== STATED EXERCISE ==
Figure out how many lines of the material below contain the word "diagram". Answer with the number only.

=== SOURCE MATERIAL ===

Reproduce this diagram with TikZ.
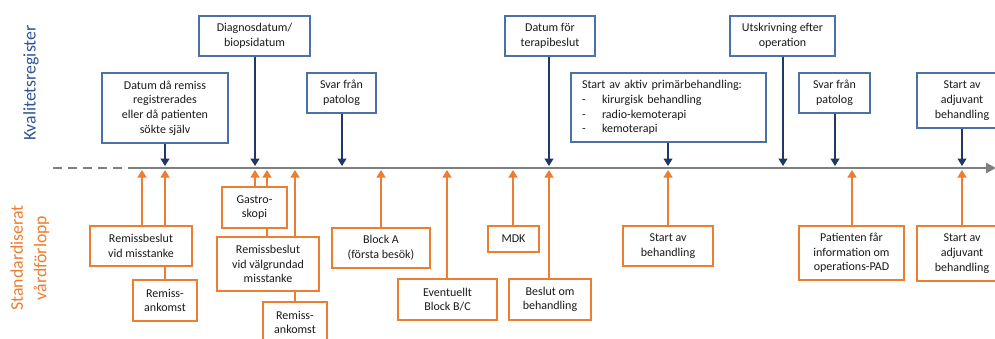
\documentclass[tikz,border=0pt]{standalone}
\usepackage{fontspec}
\setmainfont{Carlito}
\usetikzlibrary{arrows.meta}
\definecolor{kblue}{HTML}{2F5597}
\definecolor{bblue}{HTML}{4A72A8}
\definecolor{ablue}{HTML}{203864}
\definecolor{korange}{HTML}{ED7D31}
\definecolor{tline}{HTML}{7F7F7F}
\definecolor{txt}{HTML}{1A1A1A}
\begin{document}
\begin{tikzpicture}[x=1pt,y=-1pt,
  every node/.style={font=\fontsize{12}{14.7}\selectfont, text=txt},
  bbox/.style={draw=bblue, line width=1.3pt, fill=white, align=center, inner sep=0pt},
  obox/.style={draw=korange, line width=1.3pt, fill=white, align=center, inner sep=0pt},
  barr/.style={draw=ablue, line width=1.2pt, -{Triangle[width=9pt,length=7.5pt]}},
  oarr/.style={draw=korange, line width=1.2pt, -{Triangle[width=9pt,length=7.5pt]}},
  lbl/.style={rotate=90, font=\fontsize{17.8}{23.5}\selectfont, align=center}
]
\useasboundingbox (0,0) rectangle (995,338);
\clip (0,0) rectangle (995,338);
\fill[white] (0,0) rectangle (995,338);

% side labels
\node[lbl, text=kblue] (kval) at (31,83) {Kvalitetsregister};
\node[lbl, text=korange] (svf) at (30,258) {Standardiserat\\vårdförlopp};

% timeline
\coordinate (ts) at (53,168);
\coordinate (tm) at (132,168);
\coordinate (te) at (996,168);
\draw[tline, line width=2.8pt, dash pattern=on 9pt off 6pt] (ts) -- (tm);
\draw[tline, line width=2.8pt, -{Triangle[width=10pt,length=10pt]}] (tm) -- (te);

% blue boxes
\node[bbox, minimum width=126pt, minimum height=70pt] (b1) at (165,108) {Datum då remiss\\registrerades\\eller då patienten\\sökte själv};
\node[bbox, minimum width=111pt, minimum height=40pt] (b2) at (254.5,36) {Diagnosdatum/\\biopsidatum};
\node[bbox, minimum width=69pt, minimum height=40pt] (b3) at (341.5,93) {Svar från\\patolog};
\node[bbox, minimum width=90pt, minimum height=40pt] (b4) at (550,36) {Datum för\\terapibeslut};
\node[bbox, minimum width=195pt, minimum height=69pt, align=left, text width=173pt, inner xsep=11pt] (b5) at (668.5,107.5)
  {Start av aktiv primärbehandling:\\\makebox[20pt][l]{-}kirurgisk behandling\\\makebox[20pt][l]{-}radio-kemoterapi\\\makebox[20pt][l]{-}kemoterapi};
\node[bbox, minimum width=105pt, minimum height=40pt] (b6) at (782.5,36) {Utskrivning efter\\operation};
\node[bbox, minimum width=71pt, minimum height=40pt] (b7) at (834.5,93) {Svar från\\patolog};
\node[bbox, minimum width=90pt, minimum height=55pt] (b8) at (962,100.5) {Start av\\adjuvant\\behandling};

% blue arrow targets
\coordinate (tb1) at (165,166);
\coordinate (tb2) at (255,166);
\coordinate (tb3) at (342,166);
\coordinate (tb4) at (549,166);
\coordinate (tb5) at (668,166);
\coordinate (tb6) at (783,166);
\coordinate (tb7) at (835,166);
\coordinate (tb8) at (962,166);
\draw[barr] (b1.south -| tb1) -- (tb1);
\draw[barr] (b2.south -| tb2) -- (tb2);
\draw[barr] (b3.south -| tb3) -- (tb3);
\draw[barr] (b4.south -| tb4) -- (tb4);
\draw[barr] (b5.south -| tb5) -- (tb5);
\draw[barr] (b6.south -| tb6) -- (tb6);
\draw[barr] (b7.south -| tb7) -- (tb7);
\draw[barr] (b8.south -| tb8) -- (tb8);

% orange arrow targets
\coordinate (to1) at (142,170);
\coordinate (to2) at (165,170);
\coordinate (to3) at (255,170);
\coordinate (to4) at (267,170);
\coordinate (to5) at (295,170);
\coordinate (to6) at (381,170);
\coordinate (to7) at (447,170);
\coordinate (to8) at (513,170);
\coordinate (to9) at (549,170);
\coordinate (to10) at (668,170);
\coordinate (to11) at (852,170);
\coordinate (to12) at (962,170);

% orange boxes
\node[obox, minimum width=102pt, minimum height=40pt] (o1) at (141,246) {Remissbeslut\\vid misstanke};
\node[obox, minimum width=64pt, minimum height=41pt] (o2) at (165,300.5) {Remiss-\\ankomst};
\node[obox, minimum width=102pt, minimum height=54pt] (o4) at (268,264) {Remissbeslut\\vid välgrundad\\misstanke};
\node[obox, minimum width=65pt, minimum height=41pt] (o3) at (254.5,207.5) {Gastro-\\skopi};
\node[obox, minimum width=64pt, minimum height=41pt] (o5) at (295,322.5) {Remiss-\\ankomst};
\node[obox, minimum width=98pt, minimum height=40pt] (o6) at (381,248) {Block A\\(första besök)};
\node[obox, minimum width=99pt, minimum height=41pt] (o7) at (447.5,299.5) {Eventuellt\\Block B/C};
\node[obox, minimum width=51pt, minimum height=26pt] (o8) at (513.5,239) {MDK};
\node[obox, minimum width=82pt, minimum height=41pt] (o9) at (550,299.5) {Beslut om\\behandling};
\node[obox, minimum width=90pt, minimum height=40pt] (o10) at (668,246) {Start av\\behandling};
\node[obox, minimum width=105pt, minimum height=54pt] (o11) at (851.5,253) {Patienten får\\information om\\operations-PAD};
\node[obox, minimum width=90pt, minimum height=55pt] (o12) at (962,253.5) {Start av\\adjuvant\\behandling};

% visible connector segments between stacked boxes
\draw[korange, line width=1.2pt] (o2.north) -- (o1.south -| o2.north);
\draw[korange, line width=1.2pt] (o4.north -| to4) -- (o3.south -| to4);
\draw[korange, line width=1.2pt] (o5.north) -- (o4.south -| o5.north);

\draw[oarr] (o1.north -| to1) -- (to1);
\draw[oarr] (o1.north -| to2) -- (to2);
\draw[oarr] (o3.north -| to3) -- (to3);
\draw[oarr] (o3.north -| to4) -- (to4);
\draw[oarr] (o4.north -| to5) -- (to5);
\draw[oarr] (o6.north -| to6) -- (to6);
\draw[oarr] (o7.north -| to7) -- (to7);
\draw[oarr] (o8.north -| to8) -- (to8);
\draw[oarr] (o9.north -| to9) -- (to9);
\draw[oarr] (o10.north -| to10) -- (to10);
\draw[oarr] (o11.north -| to11) -- (to11);
\draw[oarr] (o12.north -| to12) -- (to12);
\end{tikzpicture}
\end{document}
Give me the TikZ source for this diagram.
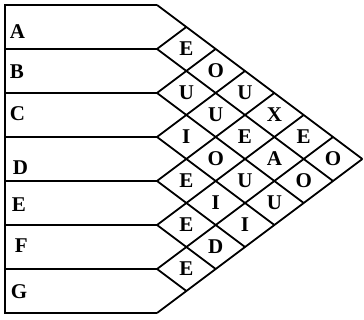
\documentclass[tikz,border=0pt]{standalone}
\usepackage{fontspec}
\setmainfont{Liberation Serif}
\usetikzlibrary{positioning}

\begin{document}
\begin{tikzpicture}[x=0.5pt, y=-0.5pt, line width=0.9pt,
    letter/.style={font=\fontsize{10.5}{12}\selectfont\bfseries, inner sep=0pt}]
    \useasboundingbox (0,0) rectangle (364,320);
    \foreach \k in {0,...,7} {
        \coordinate (l\k) at (5, 5+44*\k);
        \coordinate (p\k) at (157, 5+44*\k);
        \coordinate (b\k) at ({157+(308-44*\k)/1.5}, {159+22*\k});
        \coordinate (t\k) at ({157+44*\k/1.5}, {5+22*\k});
    }
    \draw (p0) -- (l0) -- (l7) -- (p7);
    \foreach \k in {1,...,6} \draw (l\k) -- (p\k);
    \foreach \k in {0,...,6} \draw (p\k) -- (b\k);
    \foreach \k in {1,...,7} \draw (p\k) -- (t\k);

    \foreach \lab/\xpos/\ypos in {A/9/32, B/9/72, C/9/114, D/12/168, E/11/205, F/14/246, G/10/292}
        \node[letter, anchor=west] (row\lab) at (\xpos,\ypos) {\lab};

    \foreach \i/\j/\lett in {0/1/E, 0/2/O, 0/3/U, 0/4/X, 0/5/E, 0/6/O,
                            1/2/U, 1/3/U, 1/4/E, 1/5/A, 1/6/O,
                            2/3/I, 2/4/O, 2/5/U, 2/6/U,
                            3/4/E, 3/5/I, 3/6/I,
                            4/5/E, 4/6/D,
                            5/6/E}
        \node[letter] (cell\i\j) at ({157+(\j-\i)*44/1.5}, {27+22*(\i+\j)}) {\lett};
\end{tikzpicture}
\end{document}
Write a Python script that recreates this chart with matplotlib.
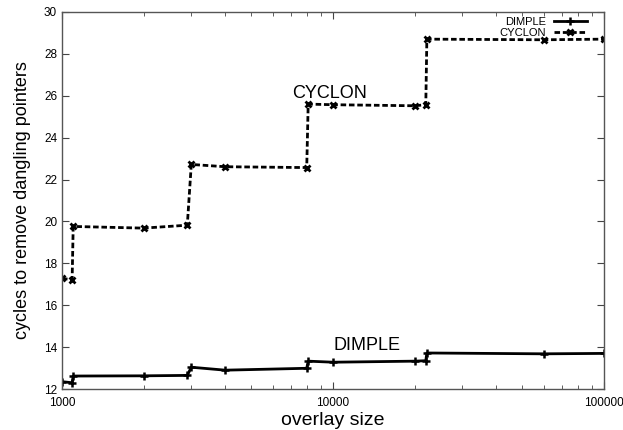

===

== RESPONSE ==
2